Dalam Permenaker itu disebutkan, pengusaha yang tidak membayarkan THR pekerjanya akan dikenakan sanksi administratif berupa teguran tertulis dan pembatasan kegiatan usaha. Teguran tertulis diberikan hanya satu kali kepada pengusaha, dan pengusaha yang bersangkutan harus memilki waktu tiga hari untuk menyelesaikan pelanggaran tersebut terhitung sejak teguran tertulis diterima.

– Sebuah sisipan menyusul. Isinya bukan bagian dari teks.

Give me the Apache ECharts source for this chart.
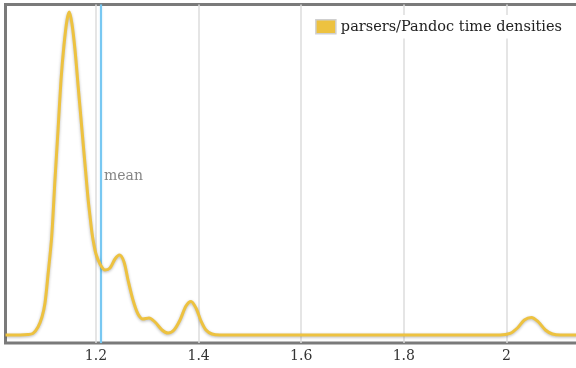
<!DOCTYPE html>
<html>
<head>
<meta charset="utf-8">
<script src="https://cdn.jsdelivr.net/npm/echarts@6/dist/echarts.min.js"></script>
<style>
  html, body { margin: 0; padding: 0; background: #fff; }
  #chart { width: 576px; height: 368px; }
</style>
</head>
<body>
<div id="chart"></div>
<script>
// Kernel density estimate of parsers/Pandoc run times (seconds)
const times = [1.0236, 1.0519, 1.0674, 1.0772, 1.0870, 1.0947, 1.1006, 1.1064, 1.1136, 1.1200,
  1.1260, 1.1318, 1.1376, 1.1435, 1.1480, 1.1532, 1.1591, 1.1655, 1.1708, 1.1766,
  1.1799, 1.1844, 1.1883, 1.1922, 1.1961, 1.2000, 1.2078, 1.2175, 1.2273, 1.2370, 1.2458,
  1.2546, 1.2624, 1.2721, 1.2819, 1.2916, 1.3033, 1.3150, 1.3287, 1.3404, 1.3521,
  1.3638, 1.3754, 1.3852, 1.3949, 1.4047, 1.4144, 1.4261, 1.4417, 1.6000, 1.8000,
  1.9875, 2.0070, 2.0214, 2.0350, 2.0487, 2.0624, 2.0760, 2.0897, 2.1053, 2.1395];
const densities = [0, 0, 0.02, 0.08, 0.4, 0.9, 1.6, 3.0, 4.9, 7.75,
  10.25, 12.75, 14.5, 15.75, 16.15, 15.55, 14.25, 12.35, 10.8, 9.1,
  8.15, 6.85, 5.95, 5.1, 4.5, 4.05, 3.55, 3.25, 3.35, 3.8, 4.0,
  3.65, 2.75, 1.75, 1.05, 0.8, 0.85, 0.65, 0.25, 0.1, 0.25,
  0.75, 1.45, 1.68, 1.35, 0.7, 0.25, 0.05, 0, 0, 0,
  0, 0.08, 0.35, 0.75, 0.88, 0.65, 0.25, 0.05, 0, 0];
const meanTime = 1.2078;
const tickValues = [1.2, 1.4, 1.6, 1.8, 2.0];
const seriesName = 'parsers/Pandoc time densities';

const xMin = 1.0236, xMax = 2.1395;
const yMin = -0.4, yMax = 16.525;
const serif = '"DejaVu Serif", serif';

const chart = echarts.init(document.getElementById('chart'), null, { renderer: 'canvas' });
chart.setOption({
  animation: false,
  backgroundColor: '#fff',
  grid: { left: 5.5, top: 4.5, width: 572.5, bottom: 25, show: true,
          outerBoundsMode: 'none', containLabel: false,
          borderColor: '#7a7a7a', borderWidth: 3, backgroundColor: 'transparent' },
  legend: {
    right: 8, top: 15, z: 10,
    padding: [4, 6],
    backgroundColor: '#ffffff',
    itemWidth: 20, itemHeight: 14, itemGap: 6,
    textStyle: { fontFamily: serif, fontSize: 14.5, color: '#222' },
    data: [{ name: seriesName, icon: 'rect',
             itemStyle: { color: '#edc240', borderColor: '#cfcfcf', borderWidth: 1.5 } }]
  },
  xAxis: {
    type: 'value', min: xMin, max: xMax,
    axisLine: { show: false }, axisTick: { show: false }, splitLine: { show: false },
    axisLabel: {
      customValues: tickValues,
      margin: 6,
      fontFamily: serif, fontSize: 14, color: '#333',
      formatter: v => String(parseFloat(v.toFixed(2)))
    }
  },
  yAxis: {
    type: 'value', min: yMin, max: yMax,
    axisLine: { show: false }, axisTick: { show: false },
    axisLabel: { show: false }, splitLine: { show: false }
  },
  series: [
    {
      // vertical grid lines at the tick positions
      type: 'line', data: [], silent: true,
      markLine: {
        silent: true, symbol: 'none', label: { show: false },
        lineStyle: { color: '#dcdcdc', width: 1.5, type: 'solid' },
        data: tickValues.map(v => ({ xAxis: v }))
      }
    },
    {
      // mean marker
      type: 'line', data: [], silent: true, z: 3,
      markLine: {
        silent: true, symbol: 'none', label: { show: false },
        lineStyle: { color: '#78c8f2', width: 2, type: 'solid',
                     shadowColor: 'rgba(120,200,242,0.5)', shadowBlur: 2 },
        data: [{ xAxis: meanTime }]
      }
    },
    {
      type: 'scatter', silent: true, z: 4,
      symbolSize: 0,
      data: [[meanTime, (yMin + yMax) / 2 - 0.15]],
      label: { show: true, position: 'right', distance: 4, formatter: 'mean',
               fontFamily: serif, fontSize: 14, color: '#666' }
    },
    {
      name: seriesName,
      type: 'line', z: 5,
      smooth: 0.3,
      showSymbol: false,
      data: times.map((t, i) => [t, densities[i]]),
      itemStyle: { color: '#edc240' },
      lineStyle: { color: '#edc240', width: 3,
                   shadowColor: 'rgba(0,0,0,0.28)', shadowBlur: 3, shadowOffsetY: 1 }
    }
  ]
});
</script>
</body>
</html>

Pengusaha yang tidak melaksanakan kewajiban sampai dengan berakhirnya jangka waktu yang telah ditentukan, menurut Permenaker No. 20 Tahun 2016 itu, dapat direkomendasikan untuk dikenakan sanksi administratif berupa pembatasan kegiatan usaha. Sanksi administratif berupa pembatasan kegiatan usaha tersebut, berlaku sampai pengusaha memenuhi kewajibannya untuk membayarkan THR pekerja/buruhnya. Sanksi ini tidak menghilangkan kewajiban pengusaha untuk membayarkan denda keterlambatan pembayaran THR keagamaan sebagaimana yang diatur dalam peraturan-perundang-undangan. []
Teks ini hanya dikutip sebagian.